▶ [Given material]:
□ □ □

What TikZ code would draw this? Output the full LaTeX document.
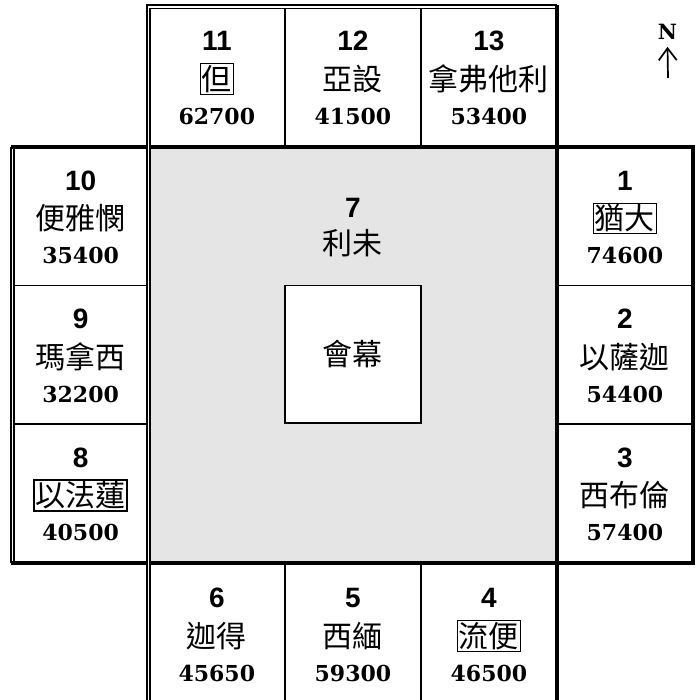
\documentclass[tikz,border=0pt]{standalone}
\usepackage{fontspec}
\newfontfamily\numfont{Liberation Sans}
\newfontfamily\cjkfont{Noto Sans CJK TC}
\newfontfamily\valfont{DejaVu Serif}
\usetikzlibrary{arrows.meta}

\begin{document}
\begin{tikzpicture}[x=1pt, y=-1pt]

        % One pixel of the plan is one point, y runs downwards
        \tikzset{
            numtxt/.style={font=\numfont\bfseries\fontsize{28}{30}\selectfont, inner sep=0pt},
            nametxt/.style={font=\cjkfont\fontsize{30}{32}\selectfont, inner sep=1.5pt},
            valtxt/.style={font=\valfont\bfseries\fontsize{22}{24}\selectfont, inner sep=0pt},
            boxed/.style={draw, line width=1.3pt},
            innerline/.style={line width=1.6pt},
            edgeline/.style={line width=4pt},
            doubleline/.style={double, line width=1.8pt, double distance=1.4pt},
        }

        \useasboundingbox (0,0) rectangle (696,700);

        % Column and row borders of the camp
        \pgfmathsetmacro{\xa}{12.5}
        \pgfmathsetmacro{\xb}{148.7}
        \pgfmathsetmacro{\xc}{285}
        \pgfmathsetmacro{\xd}{420.7}
        \pgfmathsetmacro{\xe}{557}
        \pgfmathsetmacro{\xf}{692.8}
        \pgfmathsetmacro{\ya}{7}
        \pgfmathsetmacro{\yb}{147.5}
        \pgfmathsetmacro{\yc}{285.5}
        \pgfmathsetmacro{\yd}{424}
        \pgfmathsetmacro{\ye}{563}
        \pgfmathsetmacro{\yf}{704}

        % Middle of each tribe's cell
        \coordinate (C11) at (216.8, 77);
        \coordinate (C12) at (352.9, 77);
        \coordinate (C13) at (488.9, 77);
        \coordinate (C10) at (80.6, 216.5);
        \coordinate (C9) at (80.6, 355);
        \coordinate (C8) at (80.6, 493.5);
        \coordinate (C1) at (624.9, 216.5);
        \coordinate (C2) at (624.9, 355);
        \coordinate (C3) at (624.9, 493.5);
        \coordinate (C6) at (216.8, 634);
        \coordinate (C5) at (352.9, 634);
        \coordinate (C4) at (488.9, 634);

        % Levites' court and the tent
        \fill [black!10] (\xb, \yb) rectangle (\xe, \ye);
        \draw [innerline, fill=white] (\xc, \yc) rectangle (\xd, 422.7);

        \begin{scope}[innerline]
            \draw (\xc, \ya) -- (\xc, \yb);
            \draw (\xd, \ya) -- (\xd, \yb);
            \draw (\xc, \ye) -- (\xc, \yf);
            \draw (\xd, \ye) -- (\xd, \yf);
            \draw (\xa, \yc) -- (\xb, \yc);
            \draw (\xa, \yd) -- (\xb, \yd);
            \draw (\xe, \yc) -- (\xf, \yc);
            \draw (\xe, \yd) -- (\xf, \yd);
        \end{scope}

        % Outer borders: double on the west and north, heavy on the east and south
        \draw [doubleline] (\xa, \yb) -- (\xa, \ye);
        \begin{scope}[edgeline]
            \draw (10.5, \yb) -- (694.8, \yb);
            \draw (10.5, \ye) -- (694.8, \ye);
            \draw (\xf, \yb) -- (\xf, \ye);
        \end{scope}
        \draw [doubleline] (\xb, \yf) -- (\xb, \ya) -- (\xe, \ya);
        \draw [edgeline] (\xe, 5) -- (\xe, \yf);

        % North
        \node (nlabel) at (667.5, 32) [font=\valfont\bfseries\fontsize{21}{23}\selectfont, inner sep=0pt] {N};
        \coordinate (nfoot) at (668, 78);
        \draw [line width=1.7pt, -{Straight Barb[length=12pt, width=18pt]}]
            (nfoot) -- ([yshift=-7pt]nlabel.south);

        % Tribes
        \node (num11) at (C11) [numtxt, yshift=36pt] {11};
        \node (name11) at (C11) [nametxt, boxed, yshift=-2pt] {但};
        \node (val11) at (C11) [valtxt, yshift=-39pt] {62700};

        \node (num12) at (C12) [numtxt, yshift=36pt] {12};
        \node (name12) at (C12) [nametxt, yshift=-2pt] {亞設};
        \node (val12) at (C12) [valtxt, yshift=-39pt] {41500};

        \node (num13) at (C13) [numtxt, yshift=36pt] {13};
        \node (name13) at (C13) [nametxt, yshift=-2pt] {拿弗他利};
        \node (val13) at (C13) [valtxt, yshift=-39pt] {53400};

        \node (num10) at (C10) [numtxt, yshift=36pt] {10};
        \node (name10) at (C10) [nametxt, yshift=-2pt] {便雅憫};
        \node (val10) at (C10) [valtxt, yshift=-39pt] {35400};

        \node (num9) at (C9) [numtxt, yshift=36pt] {9};
        \node (name9) at (C9) [nametxt, yshift=-2pt] {瑪拿西};
        \node (val9) at (C9) [valtxt, yshift=-39pt] {32200};

        \node (num8) at (C8) [numtxt, yshift=36pt] {8};
        \node (name8) at (C8) [nametxt, boxed, yshift=-2pt] {以法蓮};
        \node (val8) at (C8) [valtxt, yshift=-39pt] {40500};

        \node (num1) at (C1) [numtxt, yshift=36pt] {1};
        \node (name1) at (C1) [nametxt, boxed, yshift=-2pt] {猶大};
        \node (val1) at (C1) [valtxt, yshift=-39pt] {74600};

        \node (num2) at (C2) [numtxt, yshift=36pt] {2};
        \node (name2) at (C2) [nametxt, yshift=-2pt] {以薩迦};
        \node (val2) at (C2) [valtxt, yshift=-39pt] {54400};

        \node (num3) at (C3) [numtxt, yshift=36pt] {3};
        \node (name3) at (C3) [nametxt, yshift=-2pt] {西布倫};
        \node (val3) at (C3) [valtxt, yshift=-39pt] {57400};

        \node (num6) at (C6) [numtxt, yshift=36pt] {6};
        \node (name6) at (C6) [nametxt, yshift=-2pt] {迦得};
        \node (val6) at (C6) [valtxt, yshift=-39pt] {45650};

        \node (num5) at (C5) [numtxt, yshift=36pt] {5};
        \node (name5) at (C5) [nametxt, yshift=-2pt] {西緬};
        \node (val5) at (C5) [valtxt, yshift=-39pt] {59300};

        \node (num4) at (C4) [numtxt, yshift=36pt] {4};
        \node (name4) at (C4) [nametxt, boxed, yshift=-2pt] {流便};
        \node (val4) at (C4) [valtxt, yshift=-39pt] {46500};

        % Levi and the tent of meeting
        \node (num7) at (352.9, 208) [numtxt] {7};
        \node (name7) at (352.9, 243) [nametxt] {利未};
        \node (tent) at (352.9, 354) [nametxt] {會幕};

\end{tikzpicture}
\end{document}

□ □ □

▶ [Direction]: Transcribe the opening line of the listing above, please, and every line after it through the line with "at (488.9, 634);", word for word, without pictures.

▶ [Task answer]:
What TikZ code would draw this? Output the full LaTeX document.
\documentclass[tikz,border=0pt]{standalone}
\usepackage{fontspec}
\newfontfamily\numfont{Liberation Sans}
\newfontfamily\cjkfont{Noto Sans CJK TC}
\newfontfamily\valfont{DejaVu Serif}
\usetikzlibrary{arrows.meta}

\begin{document}
\begin{tikzpicture}[x=1pt, y=-1pt]

        % One pixel of the plan is one point, y runs downwards
        \tikzset{
            numtxt/.style={font=\numfont\bfseries\fontsize{28}{30}\selectfont, inner sep=0pt},
            nametxt/.style={font=\cjkfont\fontsize{30}{32}\selectfont, inner sep=1.5pt},
            valtxt/.style={font=\valfont\bfseries\fontsize{22}{24}\selectfont, inner sep=0pt},
            boxed/.style={draw, line width=1.3pt},
            innerline/.style={line width=1.6pt},
            edgeline/.style={line width=4pt},
            doubleline/.style={double, line width=1.8pt, double distance=1.4pt},
        }

        \useasboundingbox (0,0) rectangle (696,700);

        % Column and row borders of the camp
        \pgfmathsetmacro{\xa}{12.5}
        \pgfmathsetmacro{\xb}{148.7}
        \pgfmathsetmacro{\xc}{285}
        \pgfmathsetmacro{\xd}{420.7}
        \pgfmathsetmacro{\xe}{557}
        \pgfmathsetmacro{\xf}{692.8}
        \pgfmathsetmacro{\ya}{7}
        \pgfmathsetmacro{\yb}{147.5}
        \pgfmathsetmacro{\yc}{285.5}
        \pgfmathsetmacro{\yd}{424}
        \pgfmathsetmacro{\ye}{563}
        \pgfmathsetmacro{\yf}{704}

        % Middle of each tribe's cell
        \coordinate (C11) at (216.8, 77);
        \coordinate (C12) at (352.9, 77);
        \coordinate (C13) at (488.9, 77);
        \coordinate (C10) at (80.6, 216.5);
        \coordinate (C9) at (80.6, 355);
        \coordinate (C8) at (80.6, 493.5);
        \coordinate (C1) at (624.9, 216.5);
        \coordinate (C2) at (624.9, 355);
        \coordinate (C3) at (624.9, 493.5);
        \coordinate (C6) at (216.8, 634);
        \coordinate (C5) at (352.9, 634);
        \coordinate (C4) at (488.9, 634);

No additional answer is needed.